### Problem details
Print verbatim the opening line of the material and every subsequent line through the one containing "edgecolor='black', linewidth=3.6, zorder=3)".
----
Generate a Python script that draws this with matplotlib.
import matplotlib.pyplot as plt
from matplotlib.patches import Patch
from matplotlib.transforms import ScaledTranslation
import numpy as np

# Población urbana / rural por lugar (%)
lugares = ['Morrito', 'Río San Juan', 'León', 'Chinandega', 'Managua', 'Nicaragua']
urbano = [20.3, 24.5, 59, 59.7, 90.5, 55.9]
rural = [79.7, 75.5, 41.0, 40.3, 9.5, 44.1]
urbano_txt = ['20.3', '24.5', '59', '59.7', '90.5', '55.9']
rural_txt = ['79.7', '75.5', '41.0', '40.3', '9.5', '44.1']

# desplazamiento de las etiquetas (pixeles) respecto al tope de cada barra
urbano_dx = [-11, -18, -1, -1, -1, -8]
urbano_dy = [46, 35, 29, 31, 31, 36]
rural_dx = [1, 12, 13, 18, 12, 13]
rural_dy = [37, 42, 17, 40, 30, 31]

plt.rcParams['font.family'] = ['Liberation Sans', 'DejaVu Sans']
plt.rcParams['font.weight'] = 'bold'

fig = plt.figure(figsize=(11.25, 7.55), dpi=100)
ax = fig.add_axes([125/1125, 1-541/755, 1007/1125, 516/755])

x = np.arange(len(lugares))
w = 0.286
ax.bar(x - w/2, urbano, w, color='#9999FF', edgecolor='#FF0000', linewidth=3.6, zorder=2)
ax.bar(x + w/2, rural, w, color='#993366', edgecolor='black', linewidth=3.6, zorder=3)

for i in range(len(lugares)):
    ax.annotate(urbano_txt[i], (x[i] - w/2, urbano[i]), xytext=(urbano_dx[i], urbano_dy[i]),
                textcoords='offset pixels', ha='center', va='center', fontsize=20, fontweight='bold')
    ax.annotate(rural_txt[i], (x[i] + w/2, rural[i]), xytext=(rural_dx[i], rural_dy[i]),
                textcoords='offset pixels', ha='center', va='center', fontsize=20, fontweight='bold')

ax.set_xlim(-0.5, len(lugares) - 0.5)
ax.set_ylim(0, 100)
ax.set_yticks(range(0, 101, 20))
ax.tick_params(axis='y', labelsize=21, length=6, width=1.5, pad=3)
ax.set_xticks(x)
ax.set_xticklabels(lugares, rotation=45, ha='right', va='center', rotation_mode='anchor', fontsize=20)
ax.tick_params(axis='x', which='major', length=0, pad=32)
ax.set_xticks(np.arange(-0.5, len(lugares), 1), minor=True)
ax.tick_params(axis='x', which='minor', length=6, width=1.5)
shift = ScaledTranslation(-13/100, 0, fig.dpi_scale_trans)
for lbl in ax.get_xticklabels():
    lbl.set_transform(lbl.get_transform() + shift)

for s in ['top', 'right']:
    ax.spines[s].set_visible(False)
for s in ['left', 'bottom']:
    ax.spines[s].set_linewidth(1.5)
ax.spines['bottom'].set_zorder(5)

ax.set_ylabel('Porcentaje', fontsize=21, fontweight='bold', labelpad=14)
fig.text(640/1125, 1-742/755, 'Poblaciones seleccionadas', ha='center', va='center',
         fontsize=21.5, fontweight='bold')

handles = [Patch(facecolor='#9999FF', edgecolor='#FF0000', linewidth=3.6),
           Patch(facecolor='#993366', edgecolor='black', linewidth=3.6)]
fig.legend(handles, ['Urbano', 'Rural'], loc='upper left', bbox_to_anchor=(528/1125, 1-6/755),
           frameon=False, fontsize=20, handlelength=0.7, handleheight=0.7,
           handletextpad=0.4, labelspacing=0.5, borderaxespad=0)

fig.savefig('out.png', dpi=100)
----
### Response below
Generate a Python script that draws this with matplotlib.
import matplotlib.pyplot as plt
from matplotlib.patches import Patch
from matplotlib.transforms import ScaledTranslation
import numpy as np

# Población urbana / rural por lugar (%)
lugares = ['Morrito', 'Río San Juan', 'León', 'Chinandega', 'Managua', 'Nicaragua']
urbano = [20.3, 24.5, 59, 59.7, 90.5, 55.9]
rural = [79.7, 75.5, 41.0, 40.3, 9.5, 44.1]
urbano_txt = ['20.3', '24.5', '59', '59.7', '90.5', '55.9']
rural_txt = ['79.7', '75.5', '41.0', '40.3', '9.5', '44.1']

# desplazamiento de las etiquetas (pixeles) respecto al tope de cada barra
urbano_dx = [-11, -18, -1, -1, -1, -8]
urbano_dy = [46, 35, 29, 31, 31, 36]
rural_dx = [1, 12, 13, 18, 12, 13]
rural_dy = [37, 42, 17, 40, 30, 31]

plt.rcParams['font.family'] = ['Liberation Sans', 'DejaVu Sans']
plt.rcParams['font.weight'] = 'bold'

fig = plt.figure(figsize=(11.25, 7.55), dpi=100)
ax = fig.add_axes([125/1125, 1-541/755, 1007/1125, 516/755])

x = np.arange(len(lugares))
w = 0.286
ax.bar(x - w/2, urbano, w, color='#9999FF', edgecolor='#FF0000', linewidth=3.6, zorder=2)
ax.bar(x + w/2, rural, w, color='#993366', edgecolor='black', linewidth=3.6, zorder=3)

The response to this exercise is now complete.